Mining continues to be a big industry in Idaho. Unfortunately a mine's life is not forever. Most mines close or become inactive for the usual reasons: The deposit is too small or peters out. Production costs exceed mineral value. Other mines can do it more profitably. The search for minerals runs up a dead end. And, of course, the old business axiom—prices drop when supply exceeds demand. Whatever the reasons, once interest in developing a mineral venture stops, the mine and the site are abandoned.
Thousands of mines and prospects have closed in the course of over a century of mining in the state. Most of these are abandonments that occurred before responsible site reclamation. The locations of many are remembered today; others are long forgotten. Nevertheless, the presence of these bygone operations may be hazardous to the environment and to humans, wildlife, and livestock. Problem sites contain mining byproducts and tailings that are sources of water and soil contamination. The former mines also have open workings and dilapidated structures—attractive historic nuisances perilous to the adventurous and unwary.

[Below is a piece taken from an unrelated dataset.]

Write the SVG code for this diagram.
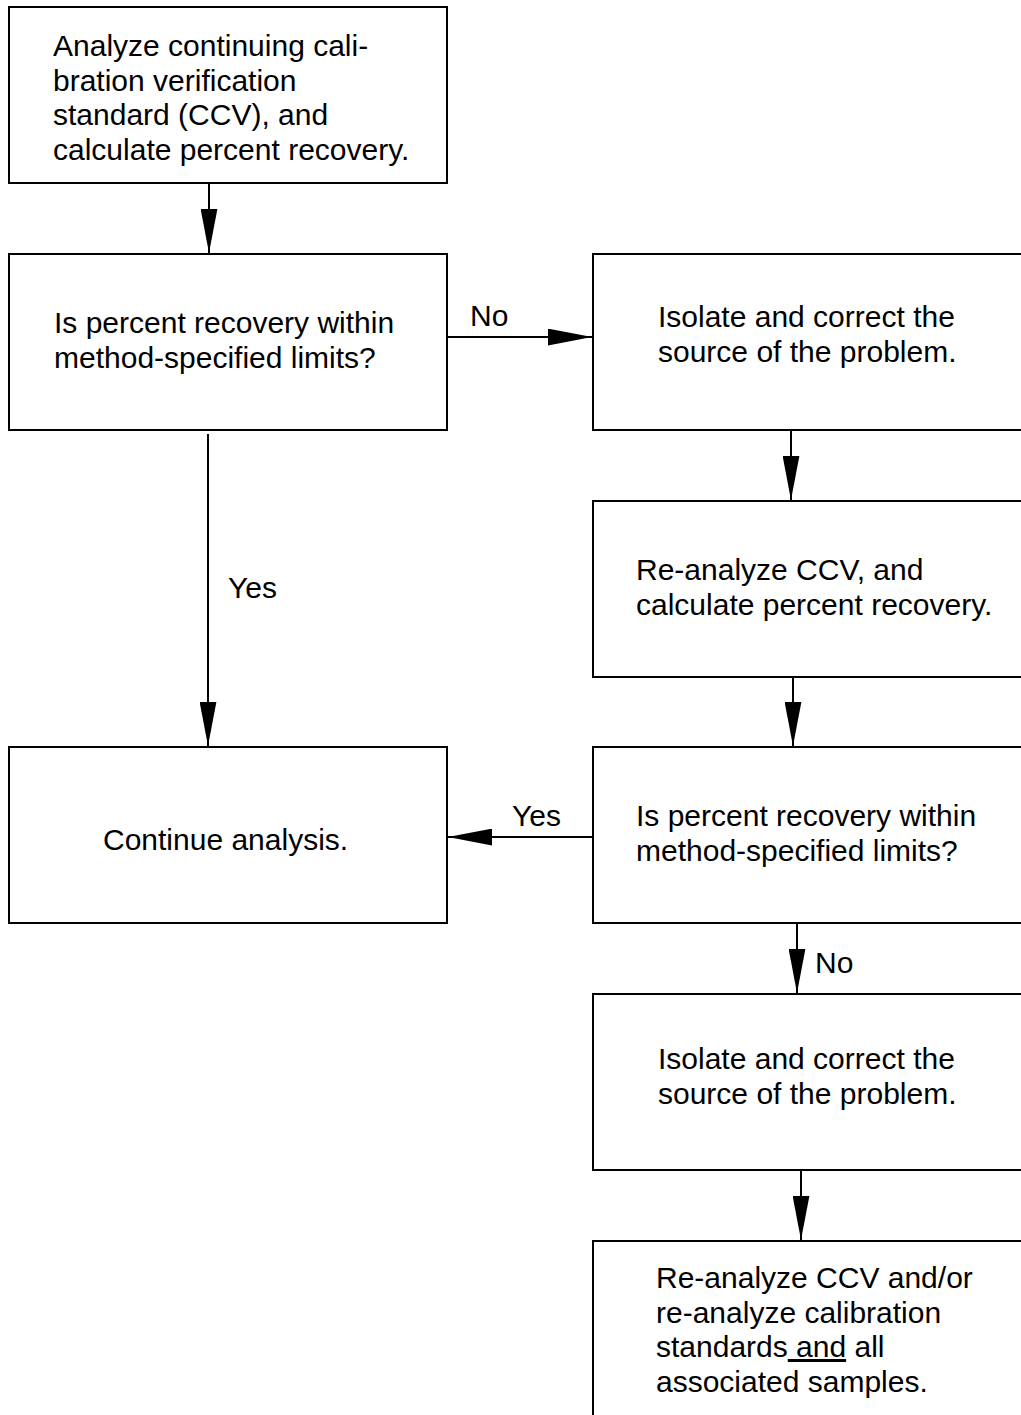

In 1996, the Idaho Geological Survey began recording the inactive mines in the northern part of the state. Researchers visit sites where they identify the hazards and map locations. They also videotape and photograph the locale for future reference. Individual histories have been prepared for some of these mines. The deaths in 1995 of two young men exploring an old mine awakened interest in the fateful importance of this work. The project has been funded by Region I of the U.S. Forest Service and the Idaho State Office of the U.S. Bureau of Land Management.